AI coding using open source models has advantages in transparency and the ability to customize them, but hard questions about licensing and reliability were not fully answered at a QCon London session presented by Loubna Ben Allal, a machine learning engineer at AI collaboration company Hugging Face.
QCon London is a vendor-neutral conference for software developers and architects, with two tracks this year on how AI impacts software development. Will AI put developers out of a job? Few here think so; but few doubt the impact of the technology.
AI for coding came to the fore when GitHub introduced Copilot in 2021, said Ben Allal. “This was a huge breakthrough in the field because this model was so much better than all the other code completion models before it.”
There were issues though with Copilot and also with AWS Code Whisperer and other similar approaches, said Ben Allal. “They were only available to an API, so you don’t have the mode, you can’t use the model to fine tune it on your own use case. You also don’t have information on the data that was used to train these models, so there isn’t a lot of data transparency, and the code to do the training and data processing is not available.”
Ben Allal is on the team for BigCode and StarCoder, described as “an open scientific collaboration run by Hugging Face and ServiceNow Research, focused on open and responsible development of LLMs for code.”
This work is the product of the community, she said, and scores “pretty high” when compared to other AI coding resources. “The pillars of this project are three. Full data transparency. For example, if you want to use our models, you can know exactly on which data they were trained. This data is public and you can inspect it. We also open source the code for processing the data sets and training the models, to make our work reproducible, and the model weights are released and with a commercially-friendly license,” she said.
How was the training data sourced? “We basically scraped all of GitHub and then we filtered the data sets for licenses we can use and then we did additional filtering like removing files that look similar,” said Ben Allal. There is also an opt-out; owners of repositories who do not want their code to be used can complete a form and “we’ll make sure to not use your data,” she told attendees.
Hugging Face has released the free Hugging Chat, which is “like ChatGPT, but only uses open source models,” said Ben Allal.
QCon attendees had some hard questions though. “All the code that you suck in somehow from GitHub, you say you take care that the licenses are OK. So I guess there will be no GPL code in your Large language models?
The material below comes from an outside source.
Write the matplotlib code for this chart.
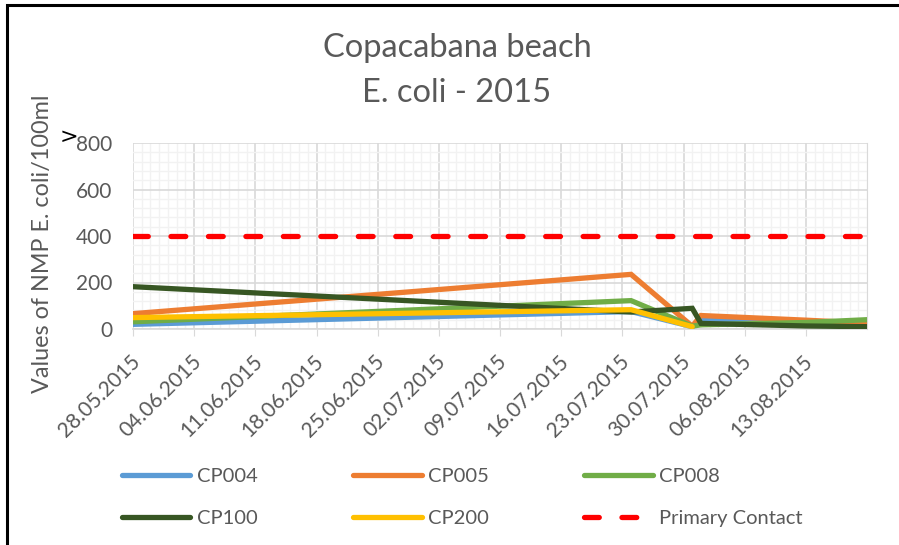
import matplotlib
matplotlib.use("Agg")
import matplotlib.pyplot as plt
import matplotlib.dates as mdates
import matplotlib.transforms as mtransforms
from matplotlib.ticker import MultipleLocator, FixedLocator
from matplotlib.patches import Rectangle
import numpy as np
from datetime import datetime

plt.rcParams['font.family'] = ['Lato', 'DejaVu Sans']

dates = ["28.05.2015", "24.07.2015", "31.07.2015", "01.08.2015", "13.08.2015", "20.08.2015"]
nan = np.nan
cp004 = [20, 75, 10, 40, 20, 15]
cp005 = [66, 235, 12, 58, 38, 25]
cp008 = [31, 122, 12, 18, 28, 40]
cp100 = [182, 73, 89, 24, 13, 10]
cp200 = [49, 83, 10, nan, nan, nan]
primary_contact = 400

tick_labels = ["28.05.2015", "04.06.2015", "11.06.2015", "18.06.2015", "25.06.2015",
               "02.07.2015", "09.07.2015", "16.07.2015", "23.07.2015", "30.07.2015",
               "06.08.2015", "13.08.2015"]
x_end = "20.08.2015"
yticks = [0, 200, 400, 600, 800]

series = [("CP004", cp004, "#5B9BD5"), ("CP005", cp005, "#ED7D31"),
          ("CP008", cp008, "#70AD47"), ("CP100", cp100, "#375623"),
          ("CP200", cp200, "#FFC000")]

def d(s):
    return datetime.strptime(s, "%d.%m.%Y")

xd = [d(s) for s in dates]
W, H = 899, 545
fig = plt.figure(figsize=(W / 100, H / 100), dpi=100)
ax = fig.add_axes([133 / W, 1 - 329 / H, (867 - 133) / W, (329 - 143) / H])

handles = []
for name, vals, col in series:
    h, = ax.plot(xd, vals, color=col, lw=3.8, solid_capstyle='round',
                 solid_joinstyle='miter', label=name, zorder=3)
    handles.append(h)
x0, x1 = d(tick_labels[0]), d(x_end)
h, = ax.plot([x0, x1], [primary_contact, primary_contact], color="#FF0000", lw=3.8,
             dashes=(2.8, 4.3), dash_capstyle='round', label="Primary Contact", zorder=3)
handles.append(h)

ax.set_xlim(x0, x1)
ax.set_ylim(0, 800)
tick_pos = [mdates.date2num(d(t)) for t in tick_labels]
ax.xaxis.set_major_locator(FixedLocator(tick_pos))
ax.xaxis.set_major_formatter(plt.NullFormatter())
lab_tr = ax.get_xaxis_transform() + mtransforms.ScaledTranslation(4 / 100, -29 / 100,
                                                                   fig.dpi_scale_trans)
for xp, t in zip(tick_pos, tick_labels):
    ax.text(xp, 0, t, transform=lab_tr, rotation=45, ha='right', va='center',
            rotation_mode='anchor', fontsize=15, color='#595959', clip_on=False)
ax.xaxis.set_minor_locator(mdates.DayLocator())
ax.set_yticks(yticks)
ax.yaxis.set_minor_locator(MultipleLocator(40))
ax.grid(which='major', color='#D9D9D9', lw=1.2, zorder=1)
ax.grid(which='minor', color='#F2F2F2', lw=1.0, zorder=0)
ax.set_axisbelow(True)
for s in ['top', 'left']:
    ax.spines[s].set_visible(False)
ax.spines['right'].set_color('#D9D9D9')
ax.spines['bottom'].set_color('#D9D9D9')
ax.spines['bottom'].set_linewidth(1.2)
ax.tick_params(axis='x', which='major', length=5, color='#D9D9D9')
ax.tick_params(axis='x', which='minor', length=0)
ax.tick_params(axis='y', which='both', length=0, labelsize=15, labelcolor='#595959', pad=15)

fig.text(43 / W, 1 - 244 / H, "Values of NMP E. coli/100ml", rotation=90, ha='center',
         va='center', fontsize=16.8, color='#595959')
fig.text(457 / W, 1 - 48 / H, "Copacabana beach", ha='center', va='center', fontsize=23.5,
         color='#595959')
fig.text(457 / W, 1 - 93 / H, "E. coli - 2015", ha='center', va='center', fontsize=23.5,
         color='#595959')
fig.text(69 / W, 1 - 137 / H, ">", ha='center', va='center', fontsize=16, color='black',
         family=['DejaVu Sans'])

order = [0, 3, 1, 4, 2, 5]
leg = fig.legend(handles=[handles[i] for i in order], loc='center left', ncol=3,
                 bbox_to_anchor=(122 / W, 1 - 497.5 / H), borderpad=0, borderaxespad=0,
                 frameon=False, fontsize=14.5, handlelength=3.4, columnspacing=4.75,
                 handletextpad=0.3, labelspacing=1.26)
for t in leg.get_texts():
    t.set_color('#595959')

fig.patches.append(Rectangle((7 / W, -0.1), 1.2, 1 - 5 / H + 0.1, transform=fig.transFigure,
                             fill=False, edgecolor='black', lw=2.2))

fig.savefig("out.png", dpi=100)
But what about other licenses?” asked one, noting that “almost all the licenses I know say that you must leave intact the copyright header and that you must add the license file to the code that you’re producing.”
Ben Allal said that when results are generated, the data set is checked and “if we find that it is an exact copy of something that was in the data set, we have a red alert and if you click on the link you can find exactly which repository that was from and then you can attribute the author.”
There is an underlying question though which is at what point generated code can be considered a copy of someone else’s code, and when it becomes perhaps a new creation not subject to the license.
Does Hugging Face have an agreement with GitHub that it can scrape the data? “There’s no agreement between us and GitHub because we only use the repositories that are public,” said Ben Allal.
How does Hugging Face identify code of low quality that perhaps should not be included? It is a hard problem, Ben Allal indicated. The team experimented with training only on five-star repositories, but “this significantlyreduced the size of the data. And we ended up with a model that was the worst of all the models we trained.” The team does use some filters to remove auto-generated files, she said, as well as filters for secrets or personally identifiable data.
Another question related to what happens when the model is trained on data that is itself generated by AI. Could the model collapse? This is in reference to a study which found that “as a model is trained recursively on data generated from previous generations of itself over time, its performance degrades until the model eventually becomes completely useless.”
The answer was inconclusive. “We haven’t seen that that happen … maybe in the future,” said Ben Allal.